Jode mucho que unos señores y señoras que
ostentan un cierto poder y capacidad de
conducción de la ciudadanía les digan a unos millones de catalanes que son antidemócratas,
totalitarios y fanáticos sediciosos en lugar
de tratar de convencerlos de sus razones mediante argumentaciones sensatas y
racionales, basadas en hechos y no en especulaciones traídas por los pelos
debido a la necesidad de ajustar las cuentas con una parte significativa de la
población al más puro estilo de la propaganda goebbeliana.
Yo no soy un fascista antidemocrático, ni un fanático
terrorista encubierto, ni un totalitario que pretende imponer una visión
específica de mi país al conjunto de la sociedad, ni un talibán del
independentismo catalán. Y como yo, hay cientos de miles de ciudadanos que lo
único que desean es expresar su opción para Cataluña en forma de voto en un
referéndum. Lo antidemocrático, por mucho que pretendan aleccionarnos en
sentido contrario diversas instituciones nacionales y europeas, es pretender
que las sociedades son inamovibles e imperecederas en su estado actual, como si
hubiéramos llegado al fin de la historia. Lo totalitario es pretender, de forma
incoherente con el devenir histórico, que las fronteras nacionales se han
fijado ya para siempre de forma indisoluble, porque eso también es negar el
futuro de una Europa unida y sin fronteras internas (algo de lo que muchos
hablan, pero en lo que nadie cree). Lo terrorista (y fanático de un cierto
concepto de la sociedad) es imponer un modelo único de sensibilidad social y
cultural que a muchos agradaría ver extendido uniformemente desde Finisterre al
cabo de Creus, al más puro estilo jacobino francés. Y lo fundamentalista es no admitir la
disensión interna en una sociedad
presuntamente avanzada. O peor aún, admitirla pero dejarla atada de pies y
manos aludiendo a una presunta inviolabilidad de la Constitución, como si fuera
la ley la que modela la sociedad y no a la inversa.

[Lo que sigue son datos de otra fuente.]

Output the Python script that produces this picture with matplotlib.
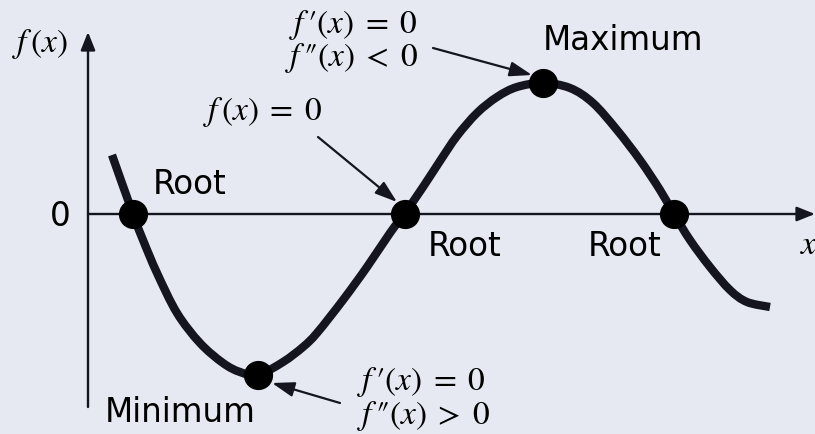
import matplotlib
matplotlib.use("Agg")
import matplotlib.pyplot as plt
from matplotlib.path import Path
from matplotlib.patches import PathPatch

plt.rcParams['mathtext.fontset'] = 'stix'

# Curve points (pixel coordinates, y downward)
curve_x = [112, 133, 143, 157, 177, 200, 223, 240, 258, 283, 303, 317, 343, 367, 390, 405,
           423, 440, 457, 477, 497, 517, 543, 570, 593, 617, 640, 660, 674, 690, 710, 730, 747, 770]
curve_y = [155, 214, 240, 273, 313, 343, 363, 372, 375, 362, 347, 333, 300, 267, 233, 213,
           187, 161, 136, 113, 97, 87, 83, 88, 103, 130, 160, 190, 214, 240, 267, 290, 302, 307]

# Special points: roots, minimum, maximum
point_x = [133, 405, 674, 258, 543]
point_y = [214, 214, 214, 375, 83]

# Axes geometry
x_axis = dict(y=214, x0=88, x1=815)
y_axis = dict(x=88, y0=407, y1=32)

bg = '#e6e9f1'
ink = '#15151f'

fig = plt.figure(figsize=(8.15, 4.34), dpi=100, facecolor=bg)
ax = fig.add_axes([0, 0, 1, 1])
ax.set_facecolor(bg)
ax.set_xlim(0, 815)
ax.set_ylim(434, 0)
ax.axis('off')

axis_arrow = dict(arrowstyle='-|>,head_length=0.55,head_width=0.22', color=ink,
                  lw=1.7, mutation_scale=20, shrinkA=0, shrinkB=0)
ax.annotate('', xy=(x_axis['x1'], x_axis['y']), xytext=(x_axis['x0'], x_axis['y']),
            arrowprops=axis_arrow)
ax.annotate('', xy=(y_axis['x'], y_axis['y1']), xytext=(y_axis['x'], y_axis['y0']),
            arrowprops=axis_arrow)

# Smooth rendering of the read points (Catmull-Rom style Bezier through every point)
pts = list(zip(curve_x, curve_y))
verts = [pts[0]]
codes = [Path.MOVETO]
n = len(pts)
for i in range(n - 1):
    p0 = pts[i - 1] if i > 0 else pts[i]
    p1 = pts[i]
    p2 = pts[i + 1]
    p3 = pts[i + 2] if i + 2 < n else pts[i + 1]
    c1 = (p1[0] + (p2[0] - p0[0]) / 6.0, p1[1] + (p2[1] - p0[1]) / 6.0)
    c2 = (p2[0] - (p3[0] - p1[0]) / 6.0, p2[1] - (p3[1] - p1[1]) / 6.0)
    verts += [c1, c2, p2]
    codes += [Path.CURVE4] * 3
ax.add_patch(PathPatch(Path(verts, codes), facecolor='none', edgecolor=ink, lw=6,
                       capstyle='butt', joinstyle='round', zorder=3))
ax.plot(point_x, point_y, 'o', color='black', ms=20, zorder=4)

sans = dict(family='DejaVu Sans', fontsize=23.5, color='black')
ax.text(60, 216, '0', ha='center', va='center', **sans)
ax.text(190, 185, 'Root', ha='center', va='center', **sans)
ax.text(465, 246, 'Root', ha='center', va='center', **sans)
ax.text(625, 246, 'Root', ha='center', va='center', **sans)
ax.text(623, 40, 'Maximum', ha='center', va='center', **sans)
ax.text(180, 413, 'Minimum', ha='center', va='center', **sans)

mt = dict(fontsize=24, color='black')
ax.text(40, 44, r'$f\,(x)$', ha='center', va='center', **mt)
ax.text(809, 244, r'$x$', ha='center', va='center', **mt)
ax.text(263, 112, r'$f\,(x)\;=\;0$', ha='center', va='center', **mt)
ax.text(418, 25, r"$f\,′(x)\;=\;0$", ha='right', va='center', **mt)
ax.text(418, 58, r"$f\,″(x)\;<\;0$", ha='right', va='center', **mt)
ax.text(357, 382, r"$f\,′(x)\;=\;0$", ha='left', va='center', **mt)
ax.text(357, 416, r"$f\,″(x)\;>\;0$", ha='left', va='center', **mt)

ptr = dict(arrowstyle='-|>,head_length=0.75,head_width=0.25', color=ink,
           lw=1.6, mutation_scale=18, shrinkA=0, shrinkB=0)
ax.annotate('', xy=(532, 75), xytext=(433, 48), arrowprops=ptr)
ax.annotate('', xy=(397, 202), xytext=(318, 137), arrowprops=ptr)
ax.annotate('', xy=(272, 383), xytext=(340, 403), arrowprops=ptr)

fig.savefig('out.png', dpi=100, facecolor=bg)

El voto, pese a todos sus defectos e
inconvenientes, es el instrumento más importante de la democracia. Si se impide
el voto aludiendo a cuestiones puramente formales (es decir, a que el recipiente
constitucional no lo permite), se está socavando la esencia misma de la
democracia, en la que lo que realmente importa es el contenido. De un modo
surrealista, es como pretender que tenemos que seguir usando ánforas griegas en
lugar de botellas de cristal para conservar el vino. Uso esta metáfora a conciencia, porque
el estado de derecho jamás puede ser un sólido mazacote inamovible, sino que
tiene ser fluido y adaptable a su entorno como los líquidos. Y su recipiente
también debe poder ser modificado en función de la evolución de cada sociedad a
lo largo de los años.
Dicho esto, por mí pueden quedarse con las
ánforas, que yo prefiero el porrón.
Ens que ens han emprenyat tant i han estat tan mesquins i mentiders els del PP (i adlàters) que ja no hi ha camí enrere. Votar i (tan de bo!) poder fotre el camp és la via. I segur que si hagués hagut alguna proposta sensata i dialogada, encara ens quedaríem. Però davant el No immobilista i basat en el menyspreu i en la" unidad indisoluble de la nacíon común" (que ja fa caguera) només queda un Sí (a la independència) proactiu i decidit. Jo ho veig aixi.